- Short problem -
Below are entries. Pull out all lines containing "chart".

━━━━━ Data rows ━━━━━

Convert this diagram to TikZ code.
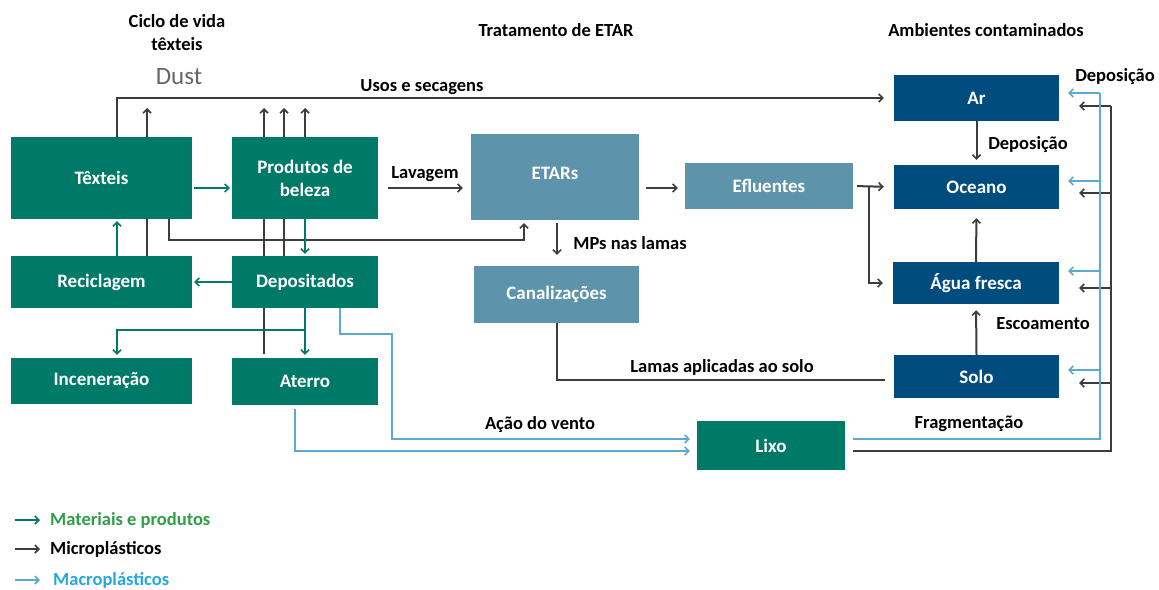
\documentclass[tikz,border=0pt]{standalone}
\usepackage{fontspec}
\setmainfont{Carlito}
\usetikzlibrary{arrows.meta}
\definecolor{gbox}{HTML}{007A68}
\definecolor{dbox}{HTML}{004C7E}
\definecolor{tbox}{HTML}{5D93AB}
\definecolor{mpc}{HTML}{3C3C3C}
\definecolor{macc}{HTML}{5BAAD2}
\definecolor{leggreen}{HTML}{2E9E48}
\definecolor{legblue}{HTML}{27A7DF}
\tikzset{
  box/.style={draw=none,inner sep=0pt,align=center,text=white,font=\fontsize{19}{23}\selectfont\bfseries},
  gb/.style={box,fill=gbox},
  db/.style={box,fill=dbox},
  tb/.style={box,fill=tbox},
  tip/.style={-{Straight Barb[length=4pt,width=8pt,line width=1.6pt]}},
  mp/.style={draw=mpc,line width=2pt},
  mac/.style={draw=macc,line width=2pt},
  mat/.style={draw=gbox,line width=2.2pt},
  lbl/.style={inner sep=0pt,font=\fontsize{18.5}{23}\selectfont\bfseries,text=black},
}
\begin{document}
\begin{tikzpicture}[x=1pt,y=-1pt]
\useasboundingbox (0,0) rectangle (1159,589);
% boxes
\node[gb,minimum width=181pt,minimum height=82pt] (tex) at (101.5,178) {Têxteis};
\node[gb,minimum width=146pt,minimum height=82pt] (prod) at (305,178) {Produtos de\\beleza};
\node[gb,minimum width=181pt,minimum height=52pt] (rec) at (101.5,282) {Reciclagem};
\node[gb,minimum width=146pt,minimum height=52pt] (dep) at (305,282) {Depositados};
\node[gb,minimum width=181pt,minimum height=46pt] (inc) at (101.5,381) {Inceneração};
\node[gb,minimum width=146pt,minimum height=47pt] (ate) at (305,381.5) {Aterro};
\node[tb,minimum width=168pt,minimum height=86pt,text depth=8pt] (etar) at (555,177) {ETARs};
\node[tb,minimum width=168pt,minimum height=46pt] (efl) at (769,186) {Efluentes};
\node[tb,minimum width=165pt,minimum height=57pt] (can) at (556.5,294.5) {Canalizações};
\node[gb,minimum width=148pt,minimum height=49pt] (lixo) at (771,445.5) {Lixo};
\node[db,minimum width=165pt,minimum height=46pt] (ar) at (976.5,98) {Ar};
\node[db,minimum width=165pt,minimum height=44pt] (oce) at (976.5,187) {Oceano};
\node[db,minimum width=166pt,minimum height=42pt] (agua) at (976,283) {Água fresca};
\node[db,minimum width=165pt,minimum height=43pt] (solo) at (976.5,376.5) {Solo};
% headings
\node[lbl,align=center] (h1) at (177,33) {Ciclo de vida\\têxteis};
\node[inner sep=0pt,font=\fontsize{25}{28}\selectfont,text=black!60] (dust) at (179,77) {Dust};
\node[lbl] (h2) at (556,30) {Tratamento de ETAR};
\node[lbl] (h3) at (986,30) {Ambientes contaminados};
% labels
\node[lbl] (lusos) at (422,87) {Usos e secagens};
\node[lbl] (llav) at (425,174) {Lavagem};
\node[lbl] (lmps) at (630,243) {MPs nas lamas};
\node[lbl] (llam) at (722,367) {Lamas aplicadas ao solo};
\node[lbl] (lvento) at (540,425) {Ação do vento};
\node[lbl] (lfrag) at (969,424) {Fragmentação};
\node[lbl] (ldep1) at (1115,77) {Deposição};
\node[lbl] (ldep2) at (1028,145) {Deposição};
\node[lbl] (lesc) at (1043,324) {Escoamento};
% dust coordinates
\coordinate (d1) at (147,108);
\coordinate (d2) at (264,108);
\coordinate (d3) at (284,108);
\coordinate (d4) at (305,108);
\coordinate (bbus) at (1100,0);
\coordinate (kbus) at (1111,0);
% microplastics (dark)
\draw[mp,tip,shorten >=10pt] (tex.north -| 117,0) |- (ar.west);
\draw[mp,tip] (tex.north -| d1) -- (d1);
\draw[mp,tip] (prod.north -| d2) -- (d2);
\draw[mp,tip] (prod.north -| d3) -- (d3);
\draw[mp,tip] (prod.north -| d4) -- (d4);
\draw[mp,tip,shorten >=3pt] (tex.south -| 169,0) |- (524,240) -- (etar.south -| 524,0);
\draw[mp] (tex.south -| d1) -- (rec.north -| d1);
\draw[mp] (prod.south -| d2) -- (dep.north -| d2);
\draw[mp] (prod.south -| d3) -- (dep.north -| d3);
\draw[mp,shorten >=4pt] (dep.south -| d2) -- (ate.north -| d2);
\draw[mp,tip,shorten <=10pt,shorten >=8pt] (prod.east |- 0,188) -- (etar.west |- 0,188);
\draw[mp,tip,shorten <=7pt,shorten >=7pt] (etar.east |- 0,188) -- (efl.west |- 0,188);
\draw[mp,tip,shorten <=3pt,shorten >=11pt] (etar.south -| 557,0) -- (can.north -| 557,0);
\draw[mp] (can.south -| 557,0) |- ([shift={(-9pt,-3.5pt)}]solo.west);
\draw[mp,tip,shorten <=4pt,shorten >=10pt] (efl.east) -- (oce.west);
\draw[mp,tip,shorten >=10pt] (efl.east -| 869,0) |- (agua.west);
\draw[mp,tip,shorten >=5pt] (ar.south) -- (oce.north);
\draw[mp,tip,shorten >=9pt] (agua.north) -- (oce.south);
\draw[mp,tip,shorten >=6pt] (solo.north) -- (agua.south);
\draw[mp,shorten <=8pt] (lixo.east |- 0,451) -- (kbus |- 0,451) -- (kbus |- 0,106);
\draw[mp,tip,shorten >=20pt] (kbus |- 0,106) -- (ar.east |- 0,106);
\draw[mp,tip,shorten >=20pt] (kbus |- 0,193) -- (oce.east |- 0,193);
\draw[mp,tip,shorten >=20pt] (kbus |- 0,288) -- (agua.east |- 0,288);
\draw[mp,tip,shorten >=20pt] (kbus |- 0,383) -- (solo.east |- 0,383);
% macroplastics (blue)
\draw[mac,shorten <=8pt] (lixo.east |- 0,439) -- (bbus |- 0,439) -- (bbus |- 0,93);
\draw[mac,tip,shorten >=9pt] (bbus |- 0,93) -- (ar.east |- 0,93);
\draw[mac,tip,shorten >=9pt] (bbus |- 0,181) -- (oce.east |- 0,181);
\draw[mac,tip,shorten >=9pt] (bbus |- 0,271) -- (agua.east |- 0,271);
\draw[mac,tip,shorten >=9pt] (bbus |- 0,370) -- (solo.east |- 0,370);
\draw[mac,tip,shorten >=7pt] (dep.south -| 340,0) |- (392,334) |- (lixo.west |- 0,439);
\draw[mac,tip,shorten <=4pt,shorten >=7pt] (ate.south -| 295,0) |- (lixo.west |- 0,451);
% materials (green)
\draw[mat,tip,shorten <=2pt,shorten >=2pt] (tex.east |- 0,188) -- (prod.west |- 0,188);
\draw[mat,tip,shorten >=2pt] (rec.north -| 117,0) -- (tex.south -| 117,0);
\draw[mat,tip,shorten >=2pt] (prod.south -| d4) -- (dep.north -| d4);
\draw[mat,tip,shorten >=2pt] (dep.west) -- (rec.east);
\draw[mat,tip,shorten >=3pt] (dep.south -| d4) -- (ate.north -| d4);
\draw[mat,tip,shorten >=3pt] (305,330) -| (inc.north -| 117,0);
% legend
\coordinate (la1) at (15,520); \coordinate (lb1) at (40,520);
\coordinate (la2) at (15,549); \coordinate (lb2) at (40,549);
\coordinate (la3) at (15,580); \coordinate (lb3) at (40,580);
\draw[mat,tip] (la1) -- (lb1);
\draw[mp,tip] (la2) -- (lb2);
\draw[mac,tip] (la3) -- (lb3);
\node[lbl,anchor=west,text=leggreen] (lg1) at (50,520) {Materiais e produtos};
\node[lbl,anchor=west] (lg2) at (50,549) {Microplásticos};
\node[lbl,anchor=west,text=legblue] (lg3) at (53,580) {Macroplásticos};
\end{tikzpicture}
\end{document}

━━━━━
━━━━━ Data rows ━━━━━

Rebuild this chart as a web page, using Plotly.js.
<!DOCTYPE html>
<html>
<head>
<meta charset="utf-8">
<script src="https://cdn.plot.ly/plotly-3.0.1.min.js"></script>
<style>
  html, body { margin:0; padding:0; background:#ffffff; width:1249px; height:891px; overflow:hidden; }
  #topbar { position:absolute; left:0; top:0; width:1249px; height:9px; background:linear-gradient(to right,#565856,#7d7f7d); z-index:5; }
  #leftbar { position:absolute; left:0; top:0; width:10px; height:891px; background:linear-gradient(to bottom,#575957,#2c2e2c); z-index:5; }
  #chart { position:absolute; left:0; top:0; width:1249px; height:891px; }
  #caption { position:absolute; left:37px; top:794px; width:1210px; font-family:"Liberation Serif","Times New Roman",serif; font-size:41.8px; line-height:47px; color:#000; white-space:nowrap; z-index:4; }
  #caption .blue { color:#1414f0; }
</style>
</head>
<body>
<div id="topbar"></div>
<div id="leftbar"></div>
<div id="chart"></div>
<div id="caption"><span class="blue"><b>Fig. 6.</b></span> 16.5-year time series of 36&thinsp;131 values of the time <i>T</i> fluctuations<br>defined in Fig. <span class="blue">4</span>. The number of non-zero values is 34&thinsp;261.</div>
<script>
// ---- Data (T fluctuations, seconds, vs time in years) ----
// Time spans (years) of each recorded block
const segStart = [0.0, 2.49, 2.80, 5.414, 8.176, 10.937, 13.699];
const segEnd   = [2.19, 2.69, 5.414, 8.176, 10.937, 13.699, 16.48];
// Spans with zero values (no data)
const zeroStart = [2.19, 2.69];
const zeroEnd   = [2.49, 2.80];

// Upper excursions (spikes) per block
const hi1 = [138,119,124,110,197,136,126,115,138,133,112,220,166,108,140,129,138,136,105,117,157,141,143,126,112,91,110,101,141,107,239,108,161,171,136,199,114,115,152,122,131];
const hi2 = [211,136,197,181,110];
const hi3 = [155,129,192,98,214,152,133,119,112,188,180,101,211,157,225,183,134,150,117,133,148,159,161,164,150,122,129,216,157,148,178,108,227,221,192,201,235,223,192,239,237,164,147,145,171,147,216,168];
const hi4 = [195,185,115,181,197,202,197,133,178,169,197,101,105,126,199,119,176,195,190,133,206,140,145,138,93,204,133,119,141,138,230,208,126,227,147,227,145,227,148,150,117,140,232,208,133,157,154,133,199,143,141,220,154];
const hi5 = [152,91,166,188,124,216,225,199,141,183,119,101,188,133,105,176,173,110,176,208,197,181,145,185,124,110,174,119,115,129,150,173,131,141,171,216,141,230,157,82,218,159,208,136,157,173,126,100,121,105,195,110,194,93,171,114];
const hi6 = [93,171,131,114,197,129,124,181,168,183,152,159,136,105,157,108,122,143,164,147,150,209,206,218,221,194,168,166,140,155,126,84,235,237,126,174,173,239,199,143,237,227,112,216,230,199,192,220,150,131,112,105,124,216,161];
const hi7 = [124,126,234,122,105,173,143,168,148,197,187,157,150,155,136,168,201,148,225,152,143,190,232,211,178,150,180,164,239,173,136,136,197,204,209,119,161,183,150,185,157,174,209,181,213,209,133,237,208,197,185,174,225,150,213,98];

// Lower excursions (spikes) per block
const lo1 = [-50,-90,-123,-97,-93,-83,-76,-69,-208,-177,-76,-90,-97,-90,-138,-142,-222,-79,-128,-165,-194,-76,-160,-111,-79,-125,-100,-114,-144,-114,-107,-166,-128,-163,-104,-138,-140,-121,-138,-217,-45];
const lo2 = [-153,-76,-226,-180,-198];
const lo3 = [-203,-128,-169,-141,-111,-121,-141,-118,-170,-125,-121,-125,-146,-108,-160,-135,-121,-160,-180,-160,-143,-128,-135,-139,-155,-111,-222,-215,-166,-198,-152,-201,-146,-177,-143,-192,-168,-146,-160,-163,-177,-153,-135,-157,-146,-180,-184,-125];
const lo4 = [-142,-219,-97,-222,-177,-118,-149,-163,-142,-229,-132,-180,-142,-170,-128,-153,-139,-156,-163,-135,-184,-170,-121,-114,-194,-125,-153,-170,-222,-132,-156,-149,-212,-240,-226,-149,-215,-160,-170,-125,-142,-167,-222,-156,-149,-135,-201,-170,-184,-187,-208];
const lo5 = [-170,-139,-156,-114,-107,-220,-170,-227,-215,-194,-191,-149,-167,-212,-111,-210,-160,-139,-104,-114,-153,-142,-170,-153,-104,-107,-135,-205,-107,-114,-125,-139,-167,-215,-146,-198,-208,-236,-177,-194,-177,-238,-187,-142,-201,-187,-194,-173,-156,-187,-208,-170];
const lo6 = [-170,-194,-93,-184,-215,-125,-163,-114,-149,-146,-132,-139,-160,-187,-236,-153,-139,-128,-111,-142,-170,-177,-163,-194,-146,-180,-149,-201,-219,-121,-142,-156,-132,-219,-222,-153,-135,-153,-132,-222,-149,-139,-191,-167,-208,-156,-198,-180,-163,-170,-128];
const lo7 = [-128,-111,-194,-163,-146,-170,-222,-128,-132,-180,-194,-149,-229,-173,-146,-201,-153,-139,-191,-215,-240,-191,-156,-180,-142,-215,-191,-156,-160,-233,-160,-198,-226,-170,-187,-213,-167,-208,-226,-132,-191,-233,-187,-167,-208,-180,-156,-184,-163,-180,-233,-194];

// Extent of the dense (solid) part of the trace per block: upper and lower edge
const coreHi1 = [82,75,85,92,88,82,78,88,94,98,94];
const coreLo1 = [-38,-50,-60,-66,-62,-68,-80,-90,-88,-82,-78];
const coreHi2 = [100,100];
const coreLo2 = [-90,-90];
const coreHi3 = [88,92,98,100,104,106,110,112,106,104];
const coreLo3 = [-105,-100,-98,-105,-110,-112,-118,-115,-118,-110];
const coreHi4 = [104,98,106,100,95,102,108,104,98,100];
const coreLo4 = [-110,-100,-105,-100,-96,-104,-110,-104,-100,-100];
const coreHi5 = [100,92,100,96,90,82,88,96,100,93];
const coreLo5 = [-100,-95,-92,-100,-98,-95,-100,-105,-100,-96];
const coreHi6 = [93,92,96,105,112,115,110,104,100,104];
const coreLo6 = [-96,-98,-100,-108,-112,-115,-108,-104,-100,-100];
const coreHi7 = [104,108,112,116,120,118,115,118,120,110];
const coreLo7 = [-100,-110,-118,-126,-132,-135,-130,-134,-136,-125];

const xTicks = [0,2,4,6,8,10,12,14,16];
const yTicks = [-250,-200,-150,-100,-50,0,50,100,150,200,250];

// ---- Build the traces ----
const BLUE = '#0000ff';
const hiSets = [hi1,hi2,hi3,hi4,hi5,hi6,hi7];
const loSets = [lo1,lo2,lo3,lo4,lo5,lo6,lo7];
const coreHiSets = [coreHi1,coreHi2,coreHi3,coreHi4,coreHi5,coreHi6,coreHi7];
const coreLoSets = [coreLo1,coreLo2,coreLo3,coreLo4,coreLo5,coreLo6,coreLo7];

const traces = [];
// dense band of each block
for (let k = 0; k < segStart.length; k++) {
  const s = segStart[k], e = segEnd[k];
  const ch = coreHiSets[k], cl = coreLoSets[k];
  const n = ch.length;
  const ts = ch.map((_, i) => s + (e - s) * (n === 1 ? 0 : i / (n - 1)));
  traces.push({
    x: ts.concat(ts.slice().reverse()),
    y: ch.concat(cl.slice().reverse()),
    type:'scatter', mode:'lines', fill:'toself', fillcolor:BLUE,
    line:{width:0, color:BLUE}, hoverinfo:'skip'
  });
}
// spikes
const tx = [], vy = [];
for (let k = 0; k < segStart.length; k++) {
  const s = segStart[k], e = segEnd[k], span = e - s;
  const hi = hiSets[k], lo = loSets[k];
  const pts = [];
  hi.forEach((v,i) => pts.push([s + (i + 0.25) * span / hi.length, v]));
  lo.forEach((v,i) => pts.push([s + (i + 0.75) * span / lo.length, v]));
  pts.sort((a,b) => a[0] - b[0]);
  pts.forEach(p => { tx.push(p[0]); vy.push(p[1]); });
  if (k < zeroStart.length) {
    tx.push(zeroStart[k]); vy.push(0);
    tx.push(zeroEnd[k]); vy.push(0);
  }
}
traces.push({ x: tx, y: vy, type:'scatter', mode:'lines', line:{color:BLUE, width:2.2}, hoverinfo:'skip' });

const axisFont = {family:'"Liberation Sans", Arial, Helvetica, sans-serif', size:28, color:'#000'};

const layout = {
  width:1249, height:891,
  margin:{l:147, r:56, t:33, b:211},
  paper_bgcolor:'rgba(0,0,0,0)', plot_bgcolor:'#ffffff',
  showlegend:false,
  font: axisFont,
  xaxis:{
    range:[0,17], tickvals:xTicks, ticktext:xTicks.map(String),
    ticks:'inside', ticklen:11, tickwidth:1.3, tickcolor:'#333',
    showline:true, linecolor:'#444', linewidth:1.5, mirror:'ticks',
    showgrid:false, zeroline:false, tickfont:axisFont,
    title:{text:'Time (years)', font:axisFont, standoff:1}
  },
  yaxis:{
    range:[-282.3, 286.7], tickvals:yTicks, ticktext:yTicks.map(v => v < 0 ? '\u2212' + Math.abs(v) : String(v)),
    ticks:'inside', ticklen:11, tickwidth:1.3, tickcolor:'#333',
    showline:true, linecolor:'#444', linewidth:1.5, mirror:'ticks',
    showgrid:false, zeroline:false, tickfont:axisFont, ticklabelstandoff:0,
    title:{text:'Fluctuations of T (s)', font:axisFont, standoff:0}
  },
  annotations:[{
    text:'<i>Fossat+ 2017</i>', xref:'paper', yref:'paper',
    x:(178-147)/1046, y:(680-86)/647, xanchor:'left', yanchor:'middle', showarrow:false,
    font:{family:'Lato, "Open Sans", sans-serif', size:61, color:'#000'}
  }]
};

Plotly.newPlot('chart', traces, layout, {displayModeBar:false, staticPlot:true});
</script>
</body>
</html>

━━━━━

- Task output -
Rebuild this chart as a web page, using Plotly.js.
  #chart { position:absolute; left:0; top:0; width:1249px; height:891px; }
<div id="chart"></div>
Plotly.newPlot('chart', traces, layout, {displayModeBar:false, staticPlot:true});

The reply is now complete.